• Aim: Skip the pictures and extract all of the lines exactly as written.

• Dataset excerpt:
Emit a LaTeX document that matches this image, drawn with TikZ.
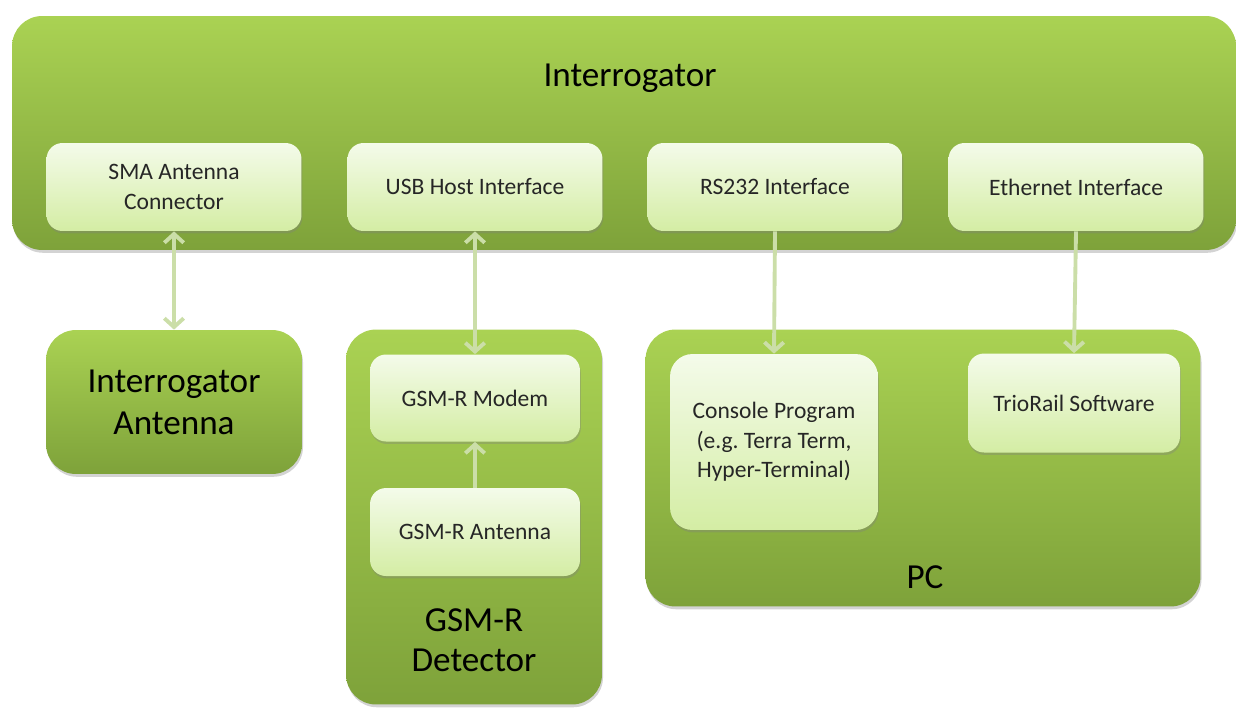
\documentclass[tikz,border=0pt]{standalone}
\usepackage{fontspec}
\setmainfont{Carlito}
\usetikzlibrary{arrows.meta}
\usetikzlibrary{shadows}

\definecolor{outertop}{HTML}{AAD253}
\definecolor{outerbot}{HTML}{7EA23A}
\definecolor{innertop}{HTML}{F4FBEA}
\definecolor{innerbot}{HTML}{D4EDA4}
\definecolor{linkgreen}{HTML}{CBDEA8}

\tikzset{
  outerbox/.style={rounded corners=0.6cm, top color=outertop, bottom color=outerbot, draw=none,
    drop shadow={shadow xshift=0.6pt, shadow yshift=-1.6pt, opacity=0.35},
    font=\fontsize{20}{24}\selectfont, align=center},
  innerbox/.style={rounded corners=0.32cm, top color=innertop, bottom color=innerbot, draw=none,
    drop shadow={shadow xshift=0.5pt, shadow yshift=-1.4pt, opacity=0.35},
    font=\fontsize{13.4}{16.8}\selectfont, text=black!85, align=center},
  bigtext/.style={font=\fontsize{20}{23}\selectfont, align=center},
  link/.style={draw=linkgreen, line width=2.2pt}
}

\begin{document}
\begin{tikzpicture}[x=0.02cm, y=-0.02cm, >={Straight Barb[length=5pt,width=11pt]}]
    \useasboundingbox (0,0) rectangle (1236,707);

    % outer blocks
    \node[outerbox, minimum width=24.48cm, minimum height=4.68cm] (interrogator) at (624,133) {};
    \node[bigtext] (interrogatortitle) at (630,78) {Interrogator};
    \node[outerbox, minimum width=5.12cm, minimum height=2.88cm] (antenna) at (174,402) {Interrogator\\Antenna};
    \node[outerbox, minimum width=5.12cm, minimum height=7.5cm] (detector) at (474,517) {};
    \node[bigtext] (detectortitle) at (474,640) {GSM-R\\Detector};
    \node[outerbox, minimum width=11.1cm, minimum height=5.54cm] (pc) at (923,468) {};
    \node[bigtext] (pctitle) at (925,577) {PC};

    % interfaces
    \node[innerbox, minimum width=5.1cm, minimum height=1.76cm] (sma) at (174,187) {SMA Antenna\\Connector};
    \node[innerbox, minimum width=5.1cm, minimum height=1.76cm] (usb) at (475,187) {USB Host Interface};
    \node[innerbox, minimum width=5.1cm, minimum height=1.76cm] (rs232) at (775,187) {RS232 Interface};
    \node[innerbox, minimum width=5.1cm, minimum height=1.76cm] (ethernet) at (1076,187) {Ethernet Interface};

    % inside detector and pc
    \node[innerbox, minimum width=4.2cm, minimum height=1.74cm] (modem) at (475,398) {GSM-R Modem};
    \node[innerbox, minimum width=4.2cm, minimum height=1.76cm] (gsmantenna) at (475,532) {GSM-R Antenna};
    \node[innerbox, rounded corners=0.45cm, minimum width=4.16cm, minimum height=3.52cm] (console) at (774,442) {Console Program\\(e.g.\ Terra Term,\\Hyper-Terminal)};
    \node[innerbox, minimum width=4.24cm, minimum height=1.98cm] (triorail) at (1074,403) {TrioRail Software};

    \draw [link, <->] (sma.south) -- (antenna.north);
    \draw [link, <->] (usb.south) -- (modem.north);
    \draw [link, ->] (rs232.south) -- (console.north);
    \draw [link, ->] (ethernet.south) -- (triorail.north);
    \draw [link, ->] (gsmantenna.north) -- (modem.south);
\end{tikzpicture}
\end{document}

• Response to this exercise:
Emit a LaTeX document that matches this image, drawn with TikZ.
\documentclass[tikz,border=0pt]{standalone}
\usepackage{fontspec}
\setmainfont{Carlito}
\usetikzlibrary{arrows.meta}
\usetikzlibrary{shadows}

\definecolor{outertop}{HTML}{AAD253}
\definecolor{outerbot}{HTML}{7EA23A}
\definecolor{innertop}{HTML}{F4FBEA}
\definecolor{innerbot}{HTML}{D4EDA4}
\definecolor{linkgreen}{HTML}{CBDEA8}

\tikzset{
  outerbox/.style={rounded corners=0.6cm, top color=outertop, bottom color=outerbot, draw=none,
    drop shadow={shadow xshift=0.6pt, shadow yshift=-1.6pt, opacity=0.35},
    font=\fontsize{20}{24}\selectfont, align=center},
  innerbox/.style={rounded corners=0.32cm, top color=innertop, bottom color=innerbot, draw=none,
    drop shadow={shadow xshift=0.5pt, shadow yshift=-1.4pt, opacity=0.35},
    font=\fontsize{13.4}{16.8}\selectfont, text=black!85, align=center},
  bigtext/.style={font=\fontsize{20}{23}\selectfont, align=center},
  link/.style={draw=linkgreen, line width=2.2pt}
}

\begin{document}
\begin{tikzpicture}[x=0.02cm, y=-0.02cm, >={Straight Barb[length=5pt,width=11pt]}]
    \useasboundingbox (0,0) rectangle (1236,707);

    % outer blocks
    \node[outerbox, minimum width=24.48cm, minimum height=4.68cm] (interrogator) at (624,133) {};
    \node[bigtext] (interrogatortitle) at (630,78) {Interrogator};
    \node[outerbox, minimum width=5.12cm, minimum height=2.88cm] (antenna) at (174,402) {Interrogator\\Antenna};
    \node[outerbox, minimum width=5.12cm, minimum height=7.5cm] (detector) at (474,517) {};
    \node[bigtext] (detectortitle) at (474,640) {GSM-R\\Detector};
    \node[outerbox, minimum width=11.1cm, minimum height=5.54cm] (pc) at (923,468) {};
    \node[bigtext] (pctitle) at (925,577) {PC};

    % interfaces
    \node[innerbox, minimum width=5.1cm, minimum height=1.76cm] (sma) at (174,187) {SMA Antenna\\Connector};
    \node[innerbox, minimum width=5.1cm, minimum height=1.76cm] (usb) at (475,187) {USB Host Interface};
    \node[innerbox, minimum width=5.1cm, minimum height=1.76cm] (rs232) at (775,187) {RS232 Interface};
    \node[innerbox, minimum width=5.1cm, minimum height=1.76cm] (ethernet) at (1076,187) {Ethernet Interface};

    % inside detector and pc
    \node[innerbox, minimum width=4.2cm, minimum height=1.74cm] (modem) at (475,398) {GSM-R Modem};
    \node[innerbox, minimum width=4.2cm, minimum height=1.76cm] (gsmantenna) at (475,532) {GSM-R Antenna};
    \node[innerbox, rounded corners=0.45cm, minimum width=4.16cm, minimum height=3.52cm] (console) at (774,442) {Console Program\\(e.g.\ Terra Term,\\Hyper-Terminal)};
    \node[innerbox, minimum width=4.24cm, minimum height=1.98cm] (triorail) at (1074,403) {TrioRail Software};

    \draw [link, <->] (sma.south) -- (antenna.north);
    \draw [link, <->] (usb.south) -- (modem.north);
    \draw [link, ->] (rs232.south) -- (console.north);
    \draw [link, ->] (ethernet.south) -- (triorail.north);
    \draw [link, ->] (gsmantenna.north) -- (modem.south);
\end{tikzpicture}
\end{document}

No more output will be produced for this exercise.